Playing here on 26 August 2011 was the fulfillment of a long-held ambition. I'd lived a couple of miles away as a boy and my secondary school was just along the road from the course. But the nearest I got to playing here was hanging around the car park in my early teens hoping for a caddying job and scuttling amongst the bushes and trees looking for lost balls to sell back to the members to supplement our meagre pocket money. Many's the time we were chased off, but we meant well and our trespassing was harmless enough in reality. I also have a vague memory of dodging school in the early 1960s to watch a professional tournament played here by the likes of Harry Bannerman, John Panton and Eric Brown, all famous in their day as top Scottish professionals. Since then, I'd seen Pollok as a top course, not the place where a local kid brought up in a nearby council housing estate would necessarily get to play, even in his adult years. So, I was really looking forward to playing here and I'd entered the club's Senior Open, as played on 26 August 2011.
Pollok exceeded even my high expectations. The members were tremendously welcoming and friendly, the competition was one of the best-organised of the many opens I've played in over the years and the course itself was simply outstanding and in great condition. Pollok is a parkland course measuring 6043 yards, Par 71 off the yellow tees (well, it was a seniors event). The course was refreshingly flat and easy walking after my many successive days of golf and caddying and only the occasional background traffic noise reminded me that the course is only a few minuted drive from the centre of Glasgow. The course is laid out amongst deciduous woodland (mainly ash, beech, oak, elm and chestnut trees) of the former Pollok Estate, also now home to the world famous Burrell Collection, now housed in the impressive Pollok House. Few courses have such an impressive setting and I hope that this view from the 15th green over to Pollok House gives a flavour of this.
I'd also been lucky to play with a couple of great guys from nearby courses and we all thoroughly enjoyed ourselves. Thanks again,Tommy and Brian! I'd started nervously with a 50 yard duck hook into heavy rough, so a double bogey opener didn't auger well for my chances. However, I steadied from there and such was the lushness of the fairways I could even play some long irons pretty well. However, trouble on the 7th and 9th meant I was out in 45. I'd been 40 yards short in 2 from the green at the 420 yard par 4 9th, the Stroke Index 1 Hole with a decent lie in light rough, only to sh--- the ball into rough around a foot tall, another 40 yards to the right of the green. How I got a lob wedge to within 5 feet from there I'll never know, but it was more luck rather than skill. If I'd been that good, I'd not have been there in the first place! Sadly, I missed the short putt, but that was certainly my shot of the day.
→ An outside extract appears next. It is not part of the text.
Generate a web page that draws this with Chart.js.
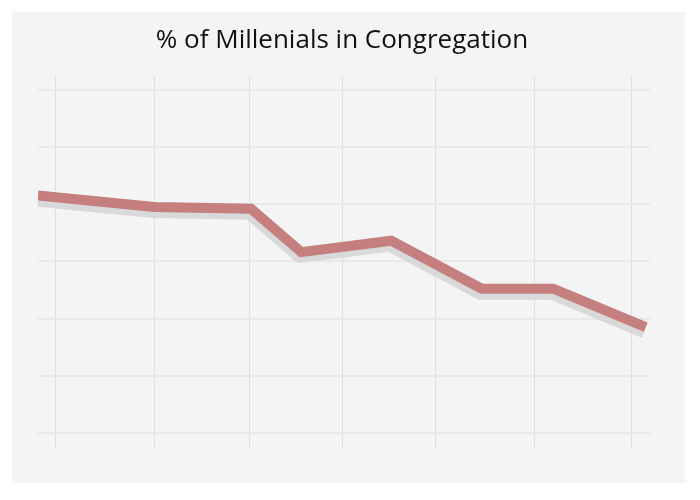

The back 9 at Pollok was even better than the front, with a succession of great holes, my favourite being the 366 yard 14th, a Par 4 dog leg left requiring a long tee shot over a bend in the White Cart River that runs alongside that part of the course. I'd hit my best drive of the day, followed by a low 4 iron to the heart of the green, only just missing my birdie putt on the Stroke Index 2 hole. I bogeyed the 15th after finding a greenside bunker, but I finished strongly, parring each of the last 3 holes. I really don't like being anywhere out in the open when there's thunder and lightning around, so when the first roll of distant thunder started as we teed off from the 16th, I was expecting to hear the klaxon suspending play. It had been a hot and humid afternoon, just right for lightning, so when the air got even heavier and the skies darkened we knew trouble was approaching.
This is the 18th, an uphill 382 yard Par 4 with some menacing clouds overhead. The temperature dropped just as we finished the hole, the skies darkened further to the point that the external lights on the clubhouse came on and the skies opened. I sheltered by the clubhouse door for a few minutes, but with the torrential rain showing no signs of abating, some unlucky golfers scurrying for shelter from the storm and the car park rapidly turning into a quagmire, I decided to return to the car. I was soaked by the time I got there, despite risking using my umbrella, only to find I'd forgotten to hand in my scorecard. So, back up the path to the clubhouse I went, only to find that by then the course had flooded and the competition would in due course be void. I'd gone round Pollok in 88, net 78 with 34 putts. Not the score I'd been hoping for, but I'd had 9 pars. It's just a pity that the other holes were so bad. Still, I've now got some idea how to play the course and I'd love to play here again, so I'll be entering next year's Senior Open.
This is an outstanding course. A "must play" if you're ever in the area.